--- Exercise ---
Going from the top of the data below, give again each line through the one containing "Chart.register(...registerables);", both ends kept.

--- Source data ---
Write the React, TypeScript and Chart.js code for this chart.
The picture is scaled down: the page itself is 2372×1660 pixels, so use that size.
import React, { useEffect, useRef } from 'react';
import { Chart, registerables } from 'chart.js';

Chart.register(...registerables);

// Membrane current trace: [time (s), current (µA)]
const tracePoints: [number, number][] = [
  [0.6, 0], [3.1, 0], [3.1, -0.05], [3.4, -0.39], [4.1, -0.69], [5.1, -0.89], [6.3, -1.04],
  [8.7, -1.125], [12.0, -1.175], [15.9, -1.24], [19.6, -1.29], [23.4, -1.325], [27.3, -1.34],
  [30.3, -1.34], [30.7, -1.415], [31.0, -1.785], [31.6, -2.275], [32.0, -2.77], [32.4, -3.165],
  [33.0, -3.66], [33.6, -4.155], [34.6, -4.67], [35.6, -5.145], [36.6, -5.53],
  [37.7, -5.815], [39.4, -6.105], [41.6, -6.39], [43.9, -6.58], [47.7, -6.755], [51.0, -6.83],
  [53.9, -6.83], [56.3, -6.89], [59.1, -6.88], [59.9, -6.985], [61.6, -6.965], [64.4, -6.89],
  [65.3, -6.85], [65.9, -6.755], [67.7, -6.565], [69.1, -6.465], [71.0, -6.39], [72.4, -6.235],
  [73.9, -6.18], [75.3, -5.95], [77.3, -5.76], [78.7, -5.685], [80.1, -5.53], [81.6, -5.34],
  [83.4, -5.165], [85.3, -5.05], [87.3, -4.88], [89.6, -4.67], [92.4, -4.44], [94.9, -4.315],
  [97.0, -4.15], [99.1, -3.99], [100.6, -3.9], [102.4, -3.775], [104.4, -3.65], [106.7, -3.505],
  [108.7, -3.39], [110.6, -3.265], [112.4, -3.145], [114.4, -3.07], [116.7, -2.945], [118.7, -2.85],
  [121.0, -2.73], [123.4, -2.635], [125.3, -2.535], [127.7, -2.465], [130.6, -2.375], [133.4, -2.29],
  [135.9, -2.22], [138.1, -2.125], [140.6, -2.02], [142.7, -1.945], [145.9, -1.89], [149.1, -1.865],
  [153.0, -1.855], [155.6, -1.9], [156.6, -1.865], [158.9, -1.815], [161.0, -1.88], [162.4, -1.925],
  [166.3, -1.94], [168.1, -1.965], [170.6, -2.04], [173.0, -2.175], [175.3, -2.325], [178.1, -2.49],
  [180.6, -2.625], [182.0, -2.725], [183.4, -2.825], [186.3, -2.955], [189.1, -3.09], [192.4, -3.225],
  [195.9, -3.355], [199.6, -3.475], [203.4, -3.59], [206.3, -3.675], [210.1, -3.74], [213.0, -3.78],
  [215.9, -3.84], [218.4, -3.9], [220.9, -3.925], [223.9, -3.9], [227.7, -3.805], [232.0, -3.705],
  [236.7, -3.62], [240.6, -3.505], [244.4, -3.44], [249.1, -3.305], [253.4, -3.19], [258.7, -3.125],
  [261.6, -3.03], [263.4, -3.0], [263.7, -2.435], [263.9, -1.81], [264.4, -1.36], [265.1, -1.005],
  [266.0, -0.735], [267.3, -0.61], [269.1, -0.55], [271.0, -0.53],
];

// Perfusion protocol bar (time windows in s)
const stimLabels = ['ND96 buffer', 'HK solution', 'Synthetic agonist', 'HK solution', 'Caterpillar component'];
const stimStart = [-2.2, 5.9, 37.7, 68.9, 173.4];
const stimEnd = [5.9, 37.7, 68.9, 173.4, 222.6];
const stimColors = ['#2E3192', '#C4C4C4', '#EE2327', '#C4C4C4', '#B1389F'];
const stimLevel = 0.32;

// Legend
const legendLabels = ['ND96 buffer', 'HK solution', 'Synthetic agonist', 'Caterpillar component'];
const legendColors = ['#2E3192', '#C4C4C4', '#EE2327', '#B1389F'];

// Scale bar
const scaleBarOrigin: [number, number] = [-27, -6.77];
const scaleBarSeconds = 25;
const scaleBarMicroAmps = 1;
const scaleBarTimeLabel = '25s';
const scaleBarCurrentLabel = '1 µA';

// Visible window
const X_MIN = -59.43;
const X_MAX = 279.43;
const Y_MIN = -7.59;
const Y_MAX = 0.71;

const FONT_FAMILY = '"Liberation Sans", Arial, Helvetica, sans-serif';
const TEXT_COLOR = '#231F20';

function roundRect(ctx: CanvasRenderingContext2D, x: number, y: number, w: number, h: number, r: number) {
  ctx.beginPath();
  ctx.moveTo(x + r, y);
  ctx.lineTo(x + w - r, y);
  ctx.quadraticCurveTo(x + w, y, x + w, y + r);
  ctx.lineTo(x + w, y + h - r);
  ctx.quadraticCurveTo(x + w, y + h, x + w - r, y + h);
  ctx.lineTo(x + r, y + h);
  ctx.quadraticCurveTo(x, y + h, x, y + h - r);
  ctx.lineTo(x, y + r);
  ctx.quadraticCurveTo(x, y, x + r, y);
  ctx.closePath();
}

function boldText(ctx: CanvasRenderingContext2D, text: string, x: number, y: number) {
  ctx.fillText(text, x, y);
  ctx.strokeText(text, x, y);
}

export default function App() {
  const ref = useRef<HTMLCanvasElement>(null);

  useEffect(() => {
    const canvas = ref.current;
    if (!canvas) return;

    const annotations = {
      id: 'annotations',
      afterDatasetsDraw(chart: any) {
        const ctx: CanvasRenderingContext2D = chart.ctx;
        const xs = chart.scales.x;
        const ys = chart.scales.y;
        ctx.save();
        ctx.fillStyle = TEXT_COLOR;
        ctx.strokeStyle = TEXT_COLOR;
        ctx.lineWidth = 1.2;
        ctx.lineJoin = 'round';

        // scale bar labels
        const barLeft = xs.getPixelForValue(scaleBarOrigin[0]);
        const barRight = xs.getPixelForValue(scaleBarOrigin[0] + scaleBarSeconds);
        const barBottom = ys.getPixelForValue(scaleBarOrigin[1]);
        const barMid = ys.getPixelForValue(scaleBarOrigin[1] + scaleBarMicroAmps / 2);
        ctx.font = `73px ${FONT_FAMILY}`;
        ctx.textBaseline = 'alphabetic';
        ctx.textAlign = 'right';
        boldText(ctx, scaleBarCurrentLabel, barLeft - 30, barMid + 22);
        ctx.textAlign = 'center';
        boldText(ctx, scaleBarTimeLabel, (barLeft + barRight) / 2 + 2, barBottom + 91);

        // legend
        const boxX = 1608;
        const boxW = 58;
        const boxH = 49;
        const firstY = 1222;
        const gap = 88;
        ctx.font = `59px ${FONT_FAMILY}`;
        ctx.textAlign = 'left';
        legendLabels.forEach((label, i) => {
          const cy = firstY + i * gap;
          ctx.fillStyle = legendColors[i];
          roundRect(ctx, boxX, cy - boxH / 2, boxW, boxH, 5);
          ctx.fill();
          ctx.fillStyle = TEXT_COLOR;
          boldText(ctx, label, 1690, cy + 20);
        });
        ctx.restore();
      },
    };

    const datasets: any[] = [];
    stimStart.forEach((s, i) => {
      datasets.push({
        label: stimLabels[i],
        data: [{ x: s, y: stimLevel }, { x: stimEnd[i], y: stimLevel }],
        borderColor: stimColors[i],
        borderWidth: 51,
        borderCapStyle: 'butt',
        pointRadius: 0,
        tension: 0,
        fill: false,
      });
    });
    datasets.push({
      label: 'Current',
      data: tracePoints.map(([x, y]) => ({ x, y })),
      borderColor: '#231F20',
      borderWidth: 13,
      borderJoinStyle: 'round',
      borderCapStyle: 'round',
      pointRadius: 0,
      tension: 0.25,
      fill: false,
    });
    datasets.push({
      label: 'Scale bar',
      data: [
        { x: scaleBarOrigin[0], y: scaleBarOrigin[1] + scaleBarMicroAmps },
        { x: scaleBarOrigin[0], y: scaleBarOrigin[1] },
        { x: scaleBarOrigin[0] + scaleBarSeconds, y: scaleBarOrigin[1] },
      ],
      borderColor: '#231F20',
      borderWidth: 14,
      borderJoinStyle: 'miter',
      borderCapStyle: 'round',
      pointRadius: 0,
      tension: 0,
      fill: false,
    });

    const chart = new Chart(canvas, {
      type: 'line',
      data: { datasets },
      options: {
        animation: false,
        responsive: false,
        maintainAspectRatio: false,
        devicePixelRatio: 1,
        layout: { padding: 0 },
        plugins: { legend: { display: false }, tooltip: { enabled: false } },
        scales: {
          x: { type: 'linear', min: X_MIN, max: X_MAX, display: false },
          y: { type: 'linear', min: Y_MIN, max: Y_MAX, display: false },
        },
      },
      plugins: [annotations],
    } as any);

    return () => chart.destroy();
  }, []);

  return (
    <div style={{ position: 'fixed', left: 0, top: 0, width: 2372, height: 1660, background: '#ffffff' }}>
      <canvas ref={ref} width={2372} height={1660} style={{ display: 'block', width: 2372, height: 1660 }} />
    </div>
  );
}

--- The response ---
Write the React, TypeScript and Chart.js code for this chart.
The picture is scaled down: the page itself is 2372×1660 pixels, so use that size.
import React, { useEffect, useRef } from 'react';
import { Chart, registerables } from 'chart.js';

Chart.register(...registerables);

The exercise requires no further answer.